Advice from Old Trafford
These attributes to which Ferguson refers even led the Manchester United boss to bring Smith back into the game in 2004 as a replacement for Carlos Queiroz, two years on from the end of his disappointing stint in charge of Everton.
"I'd been enjoying a life away from the game, playing a lot of golf and getting to matches as a form of enjoyment," Smith recalled. "But when the call came from Manchester United I found I'd got the bug for football back again. It reinvigorated me."
Later that same year, Smith began his brief but successful reign as Scotland manager, reviving a team that had been in crisis under Berti Vogts. So impressive was his tenure, in fact, that when Rangers' French experiment backfired and Paul Le Guen bade adieu, Smith's was the only name in the frame for the significant salvage job his former club required.
Predictably, it was the man who had revived his passion for management to whom Smith once again turned for counsel. "I asked Sir Alex for advice," Smith recalled. "I have a lot of time for Alex the person. And I've no greater admiration for any manager. He gives me inspiration to carry on.

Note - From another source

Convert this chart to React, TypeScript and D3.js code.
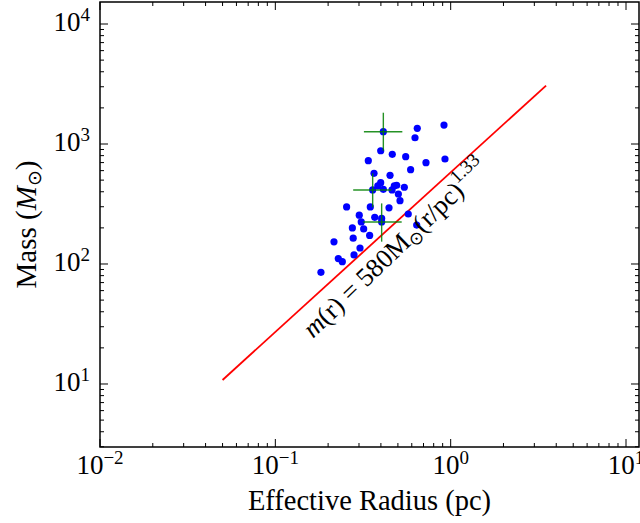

"Without hesitation, Alex told me to take the job. He told me to get back in day-to-day football and win things again. If he had told me not to take it? Well, I don't know what I would have done. But he said I would enjoy being back involved and he has been right. I enjoy winning more now than I did when I was in my mid-40s."
There has certainly been plenty for Smith to enjoy this season, with Rangers having claimed one domestic cup, booked their place in final of another and put themselves in a position where victory in their remaining three league fixtures will secure the title. In Europe, meanwhile, Smith has guided his side past the likes of Panathinaikos, Werder Bremen, Sporting Lisbon and Fiorentina, and upwards of 70,000 Rangers fans are now in the process of making the short journey south to Manchester.
It cannot, however, be said that the Scots have been universally lauded along the way. Smith's stifling 4-5-1 formation led Lionel Messi to accuse his side of playing "anti-football" against Barcelona in the UEFA Champions League, while Louis van Gaal last week declared simply that: "Rangers are bad for football".
Yet while Fiorentina coach Cesare Prandelli also suggested that Rangers ill-merited their place in the final, remarking that "football sometimes awards teams that don't deserve it", Ferguson has once again been quick to leap to his old friend's defence.
"A very big part of management is to understand and work to the limitations and possibilities of your team and Walter has that," he said. "I know there has been criticism of the way Rangers have played so defensively in the European tournament. But that is part of his realistic assessment of his players' capabilities.
"Let me put it this way. What you're seeing from Rangers now is not necessarily what you'll be seeing a year or two from now. As his resources get better and he gets in other players, you'll see a re-shaping."
Smith himself is sanguine about the style critics' barbs. "If we're so bad, how come the teams saying these things can't beat us?" he asked. "I just hope they're still saying the same things about us on Thursday morning when we're the UEFA Cup winners."
Following in legendary footsteps
Should Smith succeed tomorrow evening, he will join Ferguson in an elite band of continent-conquering managers to hail from a small nation with a huge and long-established tradition of producing giants of the dugout.
From the halcyon days of Stein leading 11 young Scots to European Cup glory in 1967, through Bill Shankly and Sir Matt Busby's triumphs at Anfield and Old Trafford respectively, to Ferguson and George Graham's more recent exploits, Scots have held a long and fruitful association with UEFA's top club competitions.
At Ibrox, Willie Waddell is the man remembered for guiding the club to its only previous continental triumph: a 3-2 win over Dynamo Moscow in the final of the 1972 UEFA Cup Winners Cup. If, however, Zenit are seen off tomorrow, many believe Smith will surpass even Waddell to be remembered as Rangers' greatest-ever manager.